- Topic: Dimensions: Book: A House For Birdie, by Murphy.
- Topic: Tesselations, Shapes: Free play with Pattern Blocks. After making some free-form shapes, I asked the kids to completely cover a half-sheet of construction paper, with no gaps.
- Topic: Measurement: Book: What is Big Compared To Me, by Harris.
- Topic: Measurement: I gave each kid a worksheet with various centimeter measurements on it: 1,2,4,7,9,11, etc. Then I dumped a big box of random toys out. The kids used a ruler to find toys of each length, and then worked with a grown-up to write the toy name in the right place.
How did it go?
I led the younger circle this week, and 4 kids attended. It was a nice, calm circle today. The kids were all engaged by the activities.
The kids all loved playing with the pattern blocks. Two of the kids used the blocks to draw objects like a car or a rocketship. Another kid built a stack of hexagons out of the blocks.

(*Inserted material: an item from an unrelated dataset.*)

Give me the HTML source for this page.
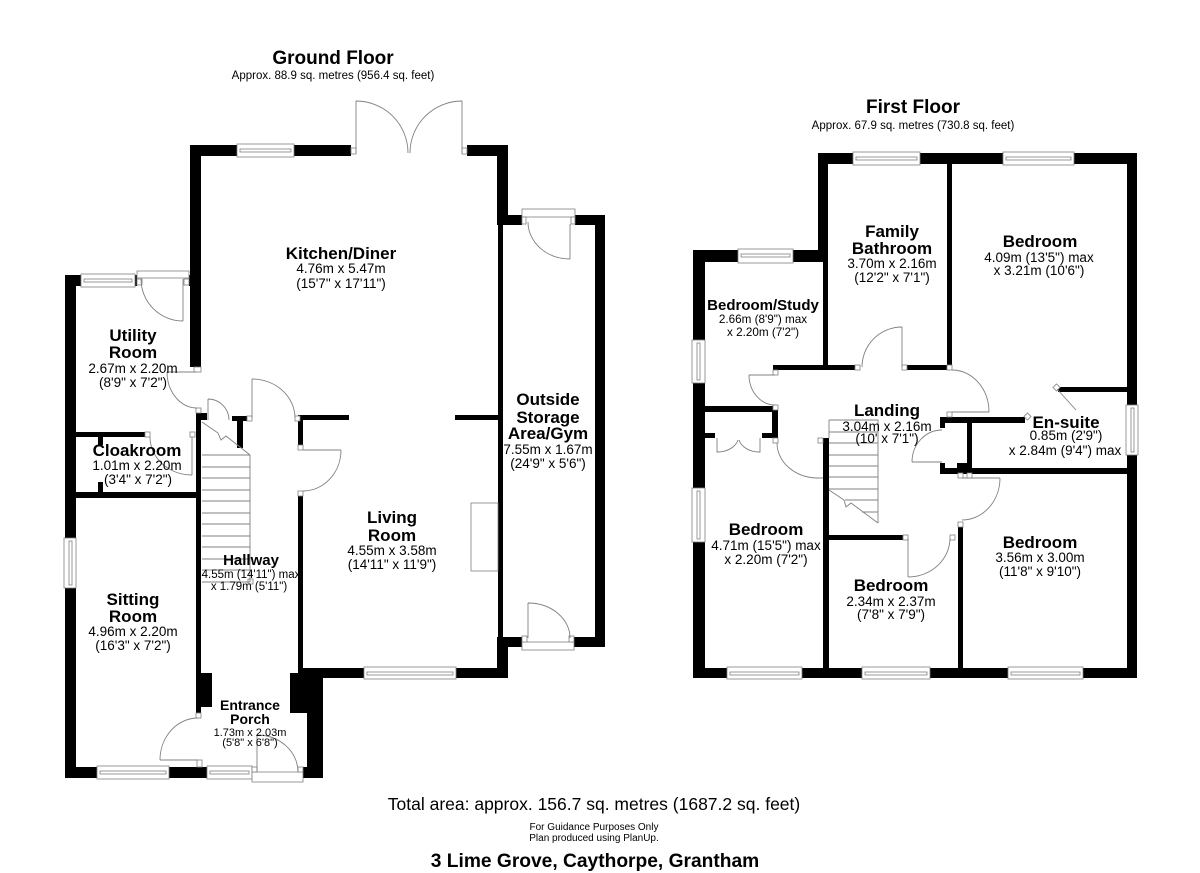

While they played, I started making a snowflake out of pattern blocks. Immediately my son started copying my snowflake. Another kid decided to help me instead of building her own shapes.

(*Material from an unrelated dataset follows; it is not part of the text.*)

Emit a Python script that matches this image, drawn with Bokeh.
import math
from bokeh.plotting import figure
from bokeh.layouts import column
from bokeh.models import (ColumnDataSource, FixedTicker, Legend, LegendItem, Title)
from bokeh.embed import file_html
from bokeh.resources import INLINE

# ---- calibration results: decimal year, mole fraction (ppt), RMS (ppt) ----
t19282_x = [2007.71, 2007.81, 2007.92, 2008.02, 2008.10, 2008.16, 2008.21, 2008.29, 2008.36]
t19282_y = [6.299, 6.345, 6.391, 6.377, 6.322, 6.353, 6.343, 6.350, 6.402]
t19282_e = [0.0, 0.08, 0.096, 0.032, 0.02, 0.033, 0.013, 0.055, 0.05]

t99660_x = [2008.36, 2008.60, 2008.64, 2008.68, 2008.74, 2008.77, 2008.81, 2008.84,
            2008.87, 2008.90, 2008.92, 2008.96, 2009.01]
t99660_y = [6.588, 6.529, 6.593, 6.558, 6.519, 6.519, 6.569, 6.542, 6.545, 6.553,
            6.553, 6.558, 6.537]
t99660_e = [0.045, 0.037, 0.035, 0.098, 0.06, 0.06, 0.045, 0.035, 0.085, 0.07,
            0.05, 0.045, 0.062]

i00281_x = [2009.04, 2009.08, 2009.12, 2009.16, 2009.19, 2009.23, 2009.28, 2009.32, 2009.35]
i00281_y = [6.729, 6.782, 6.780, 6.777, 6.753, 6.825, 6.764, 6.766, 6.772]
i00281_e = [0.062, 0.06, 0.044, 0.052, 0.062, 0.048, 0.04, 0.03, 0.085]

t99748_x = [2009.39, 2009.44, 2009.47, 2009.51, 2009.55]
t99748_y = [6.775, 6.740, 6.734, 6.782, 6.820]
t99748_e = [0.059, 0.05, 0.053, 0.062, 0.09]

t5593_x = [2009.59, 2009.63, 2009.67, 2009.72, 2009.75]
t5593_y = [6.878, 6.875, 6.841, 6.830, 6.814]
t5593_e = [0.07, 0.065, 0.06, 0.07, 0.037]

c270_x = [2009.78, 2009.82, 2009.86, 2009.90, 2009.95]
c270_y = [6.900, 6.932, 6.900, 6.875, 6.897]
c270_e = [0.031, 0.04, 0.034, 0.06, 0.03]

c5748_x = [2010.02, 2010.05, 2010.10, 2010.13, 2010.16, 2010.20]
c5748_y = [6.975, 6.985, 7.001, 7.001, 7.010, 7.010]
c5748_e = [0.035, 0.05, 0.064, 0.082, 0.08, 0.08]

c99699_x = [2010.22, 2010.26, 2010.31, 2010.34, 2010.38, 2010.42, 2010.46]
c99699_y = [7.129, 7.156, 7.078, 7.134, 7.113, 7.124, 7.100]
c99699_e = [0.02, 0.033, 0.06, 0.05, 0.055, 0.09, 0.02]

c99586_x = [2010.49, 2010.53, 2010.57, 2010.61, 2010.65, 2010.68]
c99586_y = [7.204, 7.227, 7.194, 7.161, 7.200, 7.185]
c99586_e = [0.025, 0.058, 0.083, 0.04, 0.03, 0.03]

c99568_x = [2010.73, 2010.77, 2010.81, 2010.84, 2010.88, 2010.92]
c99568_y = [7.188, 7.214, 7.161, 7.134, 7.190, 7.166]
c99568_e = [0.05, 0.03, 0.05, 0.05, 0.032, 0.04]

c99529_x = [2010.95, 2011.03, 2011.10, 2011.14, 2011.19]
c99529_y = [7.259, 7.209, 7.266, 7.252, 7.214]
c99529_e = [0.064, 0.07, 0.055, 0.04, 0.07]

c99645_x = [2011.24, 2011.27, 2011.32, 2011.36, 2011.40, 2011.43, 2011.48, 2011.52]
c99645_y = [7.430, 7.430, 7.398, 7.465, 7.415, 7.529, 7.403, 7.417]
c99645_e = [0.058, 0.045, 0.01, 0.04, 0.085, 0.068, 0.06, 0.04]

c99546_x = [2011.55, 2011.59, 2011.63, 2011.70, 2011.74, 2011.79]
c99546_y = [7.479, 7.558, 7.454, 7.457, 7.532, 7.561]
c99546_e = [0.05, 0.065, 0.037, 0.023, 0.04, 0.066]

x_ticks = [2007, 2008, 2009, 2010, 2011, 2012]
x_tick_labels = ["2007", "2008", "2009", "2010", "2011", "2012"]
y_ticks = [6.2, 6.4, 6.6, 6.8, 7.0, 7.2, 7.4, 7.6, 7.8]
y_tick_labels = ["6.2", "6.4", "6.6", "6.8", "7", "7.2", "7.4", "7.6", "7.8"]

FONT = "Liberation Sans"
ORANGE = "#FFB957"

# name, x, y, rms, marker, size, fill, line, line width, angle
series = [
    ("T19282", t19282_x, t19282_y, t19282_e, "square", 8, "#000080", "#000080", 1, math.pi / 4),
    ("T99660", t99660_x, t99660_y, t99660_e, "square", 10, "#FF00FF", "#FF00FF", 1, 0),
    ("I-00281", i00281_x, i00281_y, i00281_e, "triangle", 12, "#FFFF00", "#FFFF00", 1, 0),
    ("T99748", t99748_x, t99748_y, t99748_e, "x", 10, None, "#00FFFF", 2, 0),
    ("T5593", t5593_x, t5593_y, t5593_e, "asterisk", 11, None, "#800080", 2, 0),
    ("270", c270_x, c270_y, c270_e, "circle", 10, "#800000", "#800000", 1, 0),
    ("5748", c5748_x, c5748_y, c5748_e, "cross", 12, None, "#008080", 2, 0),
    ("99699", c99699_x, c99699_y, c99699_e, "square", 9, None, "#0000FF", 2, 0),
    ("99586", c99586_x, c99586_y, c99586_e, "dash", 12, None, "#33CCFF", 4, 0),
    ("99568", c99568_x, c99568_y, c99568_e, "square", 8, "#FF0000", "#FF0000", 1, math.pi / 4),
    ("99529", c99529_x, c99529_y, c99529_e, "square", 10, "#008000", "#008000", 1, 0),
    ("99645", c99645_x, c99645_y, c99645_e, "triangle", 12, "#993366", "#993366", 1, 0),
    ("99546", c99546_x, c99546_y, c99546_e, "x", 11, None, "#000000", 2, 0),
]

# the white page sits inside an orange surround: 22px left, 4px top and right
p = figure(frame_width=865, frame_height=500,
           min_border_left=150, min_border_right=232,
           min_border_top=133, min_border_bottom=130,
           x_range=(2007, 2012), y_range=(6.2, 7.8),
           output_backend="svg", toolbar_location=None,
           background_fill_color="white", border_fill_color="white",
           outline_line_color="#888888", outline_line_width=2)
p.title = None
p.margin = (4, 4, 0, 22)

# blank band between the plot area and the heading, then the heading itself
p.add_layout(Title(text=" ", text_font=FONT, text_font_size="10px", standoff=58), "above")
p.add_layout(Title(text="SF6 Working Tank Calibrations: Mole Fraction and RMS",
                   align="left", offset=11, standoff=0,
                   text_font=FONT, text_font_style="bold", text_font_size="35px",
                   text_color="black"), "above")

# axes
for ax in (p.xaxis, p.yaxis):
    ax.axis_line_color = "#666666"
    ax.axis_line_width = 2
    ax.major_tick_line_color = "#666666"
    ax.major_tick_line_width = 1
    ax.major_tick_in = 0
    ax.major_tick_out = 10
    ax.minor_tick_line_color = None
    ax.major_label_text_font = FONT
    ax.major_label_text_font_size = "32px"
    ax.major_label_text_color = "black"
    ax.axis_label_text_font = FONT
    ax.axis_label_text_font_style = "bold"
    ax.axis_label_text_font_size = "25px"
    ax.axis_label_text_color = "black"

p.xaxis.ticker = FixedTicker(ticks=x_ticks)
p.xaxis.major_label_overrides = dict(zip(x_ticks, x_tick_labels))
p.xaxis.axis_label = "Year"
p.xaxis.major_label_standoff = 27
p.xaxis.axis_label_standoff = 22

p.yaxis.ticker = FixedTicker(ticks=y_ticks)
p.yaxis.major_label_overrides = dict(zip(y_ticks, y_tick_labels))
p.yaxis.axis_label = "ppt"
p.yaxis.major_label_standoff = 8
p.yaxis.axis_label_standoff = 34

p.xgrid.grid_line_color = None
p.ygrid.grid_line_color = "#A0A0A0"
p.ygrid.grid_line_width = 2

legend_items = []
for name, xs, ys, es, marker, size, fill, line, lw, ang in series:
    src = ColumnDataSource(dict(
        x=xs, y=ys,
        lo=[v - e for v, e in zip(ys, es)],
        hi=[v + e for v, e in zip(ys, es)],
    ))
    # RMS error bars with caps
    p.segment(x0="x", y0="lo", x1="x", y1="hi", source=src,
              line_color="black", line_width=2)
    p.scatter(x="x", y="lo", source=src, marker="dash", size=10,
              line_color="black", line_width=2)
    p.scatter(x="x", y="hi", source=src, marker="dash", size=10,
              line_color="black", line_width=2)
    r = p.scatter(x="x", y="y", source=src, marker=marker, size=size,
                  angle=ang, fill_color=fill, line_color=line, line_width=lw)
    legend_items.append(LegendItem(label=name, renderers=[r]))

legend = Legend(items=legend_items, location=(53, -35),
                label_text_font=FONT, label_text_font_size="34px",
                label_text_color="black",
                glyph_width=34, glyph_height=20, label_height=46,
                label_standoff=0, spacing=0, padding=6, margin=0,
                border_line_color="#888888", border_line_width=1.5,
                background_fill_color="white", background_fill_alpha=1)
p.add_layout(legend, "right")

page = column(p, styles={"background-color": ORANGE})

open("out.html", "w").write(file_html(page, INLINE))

We played this way for 5 minutes or so, and then I convinced the kids to destroy their designs by first taking a picture of each of them with their creation. My son took some serious convincing, especially since he was already frustrated because it was hard to copy my design.

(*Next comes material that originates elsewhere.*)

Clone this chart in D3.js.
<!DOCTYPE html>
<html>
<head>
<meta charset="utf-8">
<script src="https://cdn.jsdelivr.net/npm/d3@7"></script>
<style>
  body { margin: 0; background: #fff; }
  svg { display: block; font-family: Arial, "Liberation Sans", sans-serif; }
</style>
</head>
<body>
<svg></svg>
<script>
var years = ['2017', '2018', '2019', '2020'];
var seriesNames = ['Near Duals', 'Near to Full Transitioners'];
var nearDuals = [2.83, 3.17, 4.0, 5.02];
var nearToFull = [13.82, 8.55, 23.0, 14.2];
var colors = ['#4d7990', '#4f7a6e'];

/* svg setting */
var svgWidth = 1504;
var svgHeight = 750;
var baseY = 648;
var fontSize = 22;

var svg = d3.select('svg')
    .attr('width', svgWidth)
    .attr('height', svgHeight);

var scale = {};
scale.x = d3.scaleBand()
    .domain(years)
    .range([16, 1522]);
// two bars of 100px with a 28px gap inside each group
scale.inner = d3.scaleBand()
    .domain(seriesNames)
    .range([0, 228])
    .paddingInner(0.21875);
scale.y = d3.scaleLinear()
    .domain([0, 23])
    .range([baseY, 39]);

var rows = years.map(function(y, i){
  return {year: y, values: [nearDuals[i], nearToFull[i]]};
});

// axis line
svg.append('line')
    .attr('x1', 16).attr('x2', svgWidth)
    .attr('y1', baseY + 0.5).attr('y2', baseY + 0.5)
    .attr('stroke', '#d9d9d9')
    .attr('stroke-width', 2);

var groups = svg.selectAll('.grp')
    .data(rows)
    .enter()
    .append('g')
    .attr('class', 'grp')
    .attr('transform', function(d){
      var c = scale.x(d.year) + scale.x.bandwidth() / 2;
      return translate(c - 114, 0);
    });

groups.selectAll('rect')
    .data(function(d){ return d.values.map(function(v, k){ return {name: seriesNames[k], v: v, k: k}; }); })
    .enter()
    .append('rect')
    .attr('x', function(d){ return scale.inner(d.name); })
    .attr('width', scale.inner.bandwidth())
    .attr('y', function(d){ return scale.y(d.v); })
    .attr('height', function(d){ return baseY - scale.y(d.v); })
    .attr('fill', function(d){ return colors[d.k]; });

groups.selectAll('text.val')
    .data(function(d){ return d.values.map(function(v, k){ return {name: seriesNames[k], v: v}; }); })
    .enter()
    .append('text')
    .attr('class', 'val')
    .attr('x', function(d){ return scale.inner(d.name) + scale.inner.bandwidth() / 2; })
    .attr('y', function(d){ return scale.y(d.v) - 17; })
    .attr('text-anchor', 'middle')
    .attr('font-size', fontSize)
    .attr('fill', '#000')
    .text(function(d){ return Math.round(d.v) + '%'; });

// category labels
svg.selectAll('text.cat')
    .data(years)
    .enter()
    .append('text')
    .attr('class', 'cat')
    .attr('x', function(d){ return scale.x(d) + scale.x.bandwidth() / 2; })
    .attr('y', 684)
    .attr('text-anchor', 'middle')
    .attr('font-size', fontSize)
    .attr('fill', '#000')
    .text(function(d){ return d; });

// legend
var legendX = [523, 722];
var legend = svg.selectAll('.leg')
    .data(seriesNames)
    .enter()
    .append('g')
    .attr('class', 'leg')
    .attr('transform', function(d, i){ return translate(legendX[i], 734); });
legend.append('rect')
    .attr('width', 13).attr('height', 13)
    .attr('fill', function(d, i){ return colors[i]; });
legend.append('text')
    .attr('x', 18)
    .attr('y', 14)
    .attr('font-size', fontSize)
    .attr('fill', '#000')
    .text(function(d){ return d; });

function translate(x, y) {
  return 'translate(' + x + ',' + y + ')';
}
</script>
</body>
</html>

Next I handed each kid a half-sheet of construction paper, and asked the kids to use the blocks to completely cover the paper. Two of the kids started laying down random connected shapes. One kid started building a fancy star shape on her paper. The final kid used only squares to make a column covering the right and left side of his paper.
The kids continued to work on their tesselations for about 10 minutes. At that point my son had finished covering his paper. All the kids admired his work, which was nice 🙂 The other kids had more work to do, so I let them have a couple more minutes before taking a photo of their work, and cleaning up.
Two dads joined me to help with this activity. The kids are pretty willing to sound out words on their own, but I thought having a couple more parent to help with the writing would help.
The kids were very interested in the pile of toys, but they also did a pretty good job focusing on measuring the toys instead of playing. In fact, all 4 kids completely finished their chart!
The kids started to get a sense for the size of a centimeter. They learned that a 1 centimeter toy is very small compared to a 24 centimeter toy. The biggest length on the chart is 30 centimeters. Three of the kids found a Barbie doll that was 30 centimeters long. The fourth kid decided to measure a ruler, which is 30 centimeters!